O Supremo Tribunal Federal expôs hoje, mais uma vez, a natureza obtusa e autoritária do bolsonarismo. Fez isso ao analisar o dossiê sobre antifacistas compilado pela Secretaria de Operações Integradas (Seopi), um dos órgãos do Ministério da Justiça.

 

Os juízes do STF não encontraram nenhuma razão de segurança pública para a existência do documento – zero indício de que os 579 policiais e 4 professores universitários monitorados estivessem envolvidos em atividades que pudessem trazer algum risco para o país.

 

O dossiê, segundo a corte, era político. Como disse o ministro Alexandre de Moraes, tratava-se apenas de listar, Estado a Estado, sem nenhuma justificativa, cidadãos com posicionamento ideológico contrário ao governo. E de compartilhar essas informações com quem poderia prejudicar essas pessoas, seus superiores hierárquicos no serviço público.

 

O tribunal mandou que a coleta de dados seja interrompida imediatamente. O placar foi de 9 a 1, uma vez que o ministro Marco Aurélio julgou que a ação não deveria ter sido analisada pelo STF.

 

Saem mal do julgamento o ministro André Mendonça e o Procurador Geral da República, Augusto Aras.

 

O dossiê começou a ser montado em 24 de abril, quando Sergio Moro deixou o Ministério da Justiça.
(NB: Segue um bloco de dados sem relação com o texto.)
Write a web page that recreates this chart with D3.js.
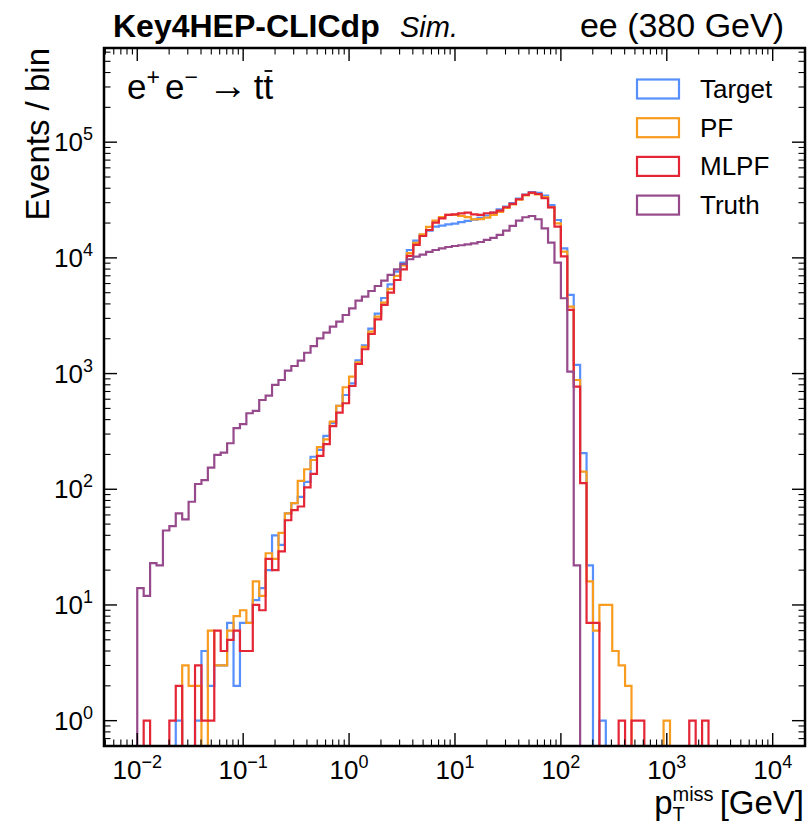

André Mendonça só assumiu a pasta três dias depois, mas isso não o exime de responsabilidade, mesmo alegado que só ficou sabendo da existência do dossiê pela imprensa.

 

Mendonça tinha à frente da Seop um homem de confiança, o coronel Gilson Libório, com quem já trabalhava em sua função anterior, na Advocacia Geral da União. Ele demitiu Libório antes de instaurar uma sindicância na Seop, o que deixou perplexa a  relatora do caso, a ministra Carmen Lúcia: “Por que demitir antes de averiguar se houve algo de errado?”, perguntou ela.

 

Com seu jeitinho manso de padre inquisidor, daqueles que mandam gente para a fogueira com uma prece nos lábios, Mendonça também adotou uma atitude de desafio velado ao STF a partir do momento em que o assunto foi parar na Justiça, por iniciativa do partido Rede.

 

Assim que Carmen Lúcia pediu esclarecimentos à sua pasta, ele respondeu que o acesso do Judiciário ao dossiê só poderia ser franqueado “em última instância”, pois ele poderia expor o sistema de inteligência brasileiro e tolher as ações do Ministério da Justiça de forma irresponsável, com consequências imprevisíveis. Como àquela altura Carmen Lúcia não havia requisitado acesso a nenhum documento, apenas explicações, a resposta foi muito acima do tom necessário.

 

No começo desta semana, dois dias antes do início do julgamento, Mendonça mandou o dossiê ao tribunal. Mas nem Carmen Lúcia nem outros ministros, como Luis Fux, esconderam a estranheza e deixaram passar batida a pretensão de impedir que a papelada fosse analisada pelo STF.

 

Augusto Aras mais uma vez fez o papel de advogado do governo, e não de Procurador Geral da República. Além de minimizar a importância do dossiê, dizendo que ele só contém informações de domínio público, ele procurou justificar o trabalho da Seop dizendo que a maioria das pessoas listadas porta armas, por trabalhar na polícia, e assim poderia representar algum perigo para o Estado.

 

Alexandre de Moraes desmontou o argumento lembrando que o dossiê não indica nenhuma movimentação concreta do grupo, como a organização de uma greve ou passeata. Só incluíram os nomes numa planilha com base em posições políticas.

 

Assim como aconteceu na semana passada, quando derrubou uma medida do presidente Bolsonaro que facilitava o acesso da Abin a diversos tipos de informação sensível, o STF usou o julgamento para transmitir um recado. A corte compreende a importância das ações de inteligência e não pretende perturbá-las, nem muito menos impedi-las, desde que elas atendam interesses gerais, não do governo, e respeitem a lei.

 

Ao contrário do que aconteceu na semana passada, o julgamento teve um aspecto quase cômico. O tribunal descreveu o dossiê da Seop como mambembe, um simples recorta e cola de páginas da internet. “Do modo como foi feito está mais para bisbilhotice e fofoca do que para relatório de inteligência” disse Alexandre de Moraes. “Foi um trabalho de inteligência muito pouco inteligente.” Ou um trabalho digno das Organizações Tabajara, como disse Gilmar Mendes.

 

Mas não dá para rir. Um Estado Policial de quinta categoria ainda é um Estado Policial. Um governo que usa arapongas para identificar adversários ideológicos, levantar informações sobre eles e compartilhar essas informações com quem pode prejudicá-los, ainda é um governo que não respeita a democracia.